Pace Gallery is pleased to present an exhibition of photographs by Emmet Gowin, a key figure in the history of photography who has explored humanity’s relationship to the natural world for six decades.
The presentation spotlights aerial images of centre-pivot irrigation circles on farms in the American West and Midwest. Made over the course of a decade beginning in 1987, these photographs are the subject of the forthcoming monograph The One Hundred Circle Farm, published by Princeton University Press and set to be released in the US on April 19. Pace’s exhibition, which takes its title from Gowin’s upcoming book, represents the artist’s first major presentation with the gallery.
Throughout his career, Gowin has captured images of landscapes around the world as well as intimate portraits of family members. His powerful and contemplative photographs offer meditations on the complexities of personhood and family, on humanity’s relationship to the natural world, and on industry’s toll on the Earth. Having studied under the famed photographer Harry Callahan at the Rhode Island School of Design during the 1960s, the artist served as a professor of photography at Princeton University from 1973 until his retirement in 2009.
Pace’s show includes some 30 pigment prints from Gowin’s series of circular farms, many of which have been printed for the first time. Most of the works in the exhibition also figure in Gowin’s upcoming publication. Each of these varied images depicts otherworldly formations of land and natural phenomena as seen by the artist from a bird’s eye view of a small aircraft. Depicting scars left by industry as well as traces of geological and climatic processes, the works in this series can be understood as studies of mark-making on the Earth. These images invite reflection on timely questions of sustainability, agricultural practices, and water use through a visual language that often borders on abstraction.

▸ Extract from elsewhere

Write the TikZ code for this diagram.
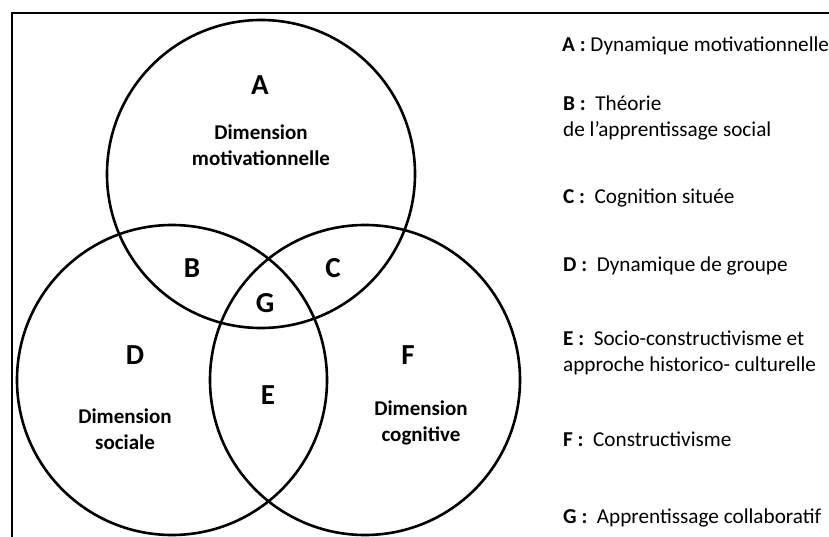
\documentclass[tikz,border=0pt]{standalone}
\usepackage{fontspec}
\setmainfont{Carlito}
\begin{document}
\begin{tikzpicture}[x=1pt,y=-1pt,
  ring/.style={draw=black,line width=2.6pt},
  big/.style={font=\fontsize{29}{30}\selectfont\bfseries},
  dim/.style={font=\fontsize{21}{26}\selectfont\bfseries,align=center},
  leg/.style={anchor=west,font=\fontsize{21.2}{26}\selectfont,align=left,inner sep=0pt}]
\useasboundingbox (0,0) rectangle (829,537);
\draw[line width=1.6pt] (829,13) -- (12,13) -- (12,537);
\draw[ring] (261,174) circle (154);
\draw[ring] (172,380) circle (155);
\draw[ring] (365,380) circle (155);
\node[big] (A) at (260,85) {A};
\node[dim] (dA) at (261,145) {Dimension\\motivationnelle};
\node[big] (B) at (192,268) {B};
\node[big] (C) at (333,268) {C};
\node[big] (G) at (265,303) {G};
\node[big] (D) at (135,355) {D};
\node[big] (E) at (268,395) {E};
\node[big] (F) at (408,355) {F};
\node[dim] (dD) at (125,429) {Dimension\\sociale};
\node[dim] (dF) at (421,423) {Dimension\\cognitive};
\node[leg] (lA) at (562,46) {\textbf{A :} Dynamique motivationnelle};
\node[leg] (lB) at (563,118) {\textbf{B :}\ \ Théorie\\de l’apprentissage social};
\node[leg] (lC) at (563,198) {\textbf{C :}\ \ Cognition située};
\node[leg] (lD) at (563,266) {\textbf{D :}\ \ Dynamique de groupe};
\node[leg] (lE) at (563,353) {\textbf{E :}\ \ Socio-constructivisme et\\approche historico- culturelle};
\node[leg] (lF) at (563,439) {\textbf{F :}\ \ Constructivisme};
\node[leg] (lG) at (563,518) {\textbf{G :}\ \ Apprentissage collaboratif};
\end{tikzpicture}
\end{document}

In contrast to their visual dynamism and beauty, the images in this body of work are indices of urgent environmental issues, pointing to the ties between land destruction, water scarcity, and ceneer-pivot agriculture. Ostensibly investigations of form and light, Gowin’s images remain inextricable from contemporary anxieties surrounding climate change, offering prophetic visions of humanity’s troubled relationship to and exploitation of the natural world.
‘I still loved the images themselves even as I began to realise where reality was headed,’ Gowin remarks of the environmental impact of his subject matter in the introduction for The One Hundred Circle Farm. ‘Beauty can also be the agent of difficult and unwanted news.’
For Gowin, the circular formations he photographed in this series also allude to the language of the sacred, which transcends the specificities of a given time and place. The circle, Gowin notes, remains as ‘deeply human and profoundly attractive as worshiping the sun or the moon must have been for the peoples of prehistory.’
The book The One Hundred Circle Farm will be available at Pace Gallery in New York upon its publication. In the afterword, anthropologist Lucas Bessire meditates on the poetry and portent of Gowin’s photographs, writing, ‘Each hand-printed image features a different arrangement of the same elements: circle, pivot, line. The circles are the footprints of industrial irrigation; the centre pivots are icons of American agribusiness; the lines inscribe the founding frontier mythologies of this country. Never have these surfaces been portrayed with such delicacy and force.’
Images from this series can also be understood in dialogue with Gowin’s aerial photographs of America’s primary nuclear testing site in Nevada, which served as the subject of a 2019 exhibition with Pace/MacGill in New York. The artist has also previously focused his environmentally engaged works on the volcanic devastation of Washington’s Mount St. Helens, chemical contamination of the Hanford Nuclear Reservation, and the chemo-petrol industries of the Czech Republic.
Emmet Gowin received a BFA in Graphic Design from the Richmond Professional Institute (now Virginia Commonwealth University) in 1965 and an MFA in Photography from the Rhode Island School of Design in 1967.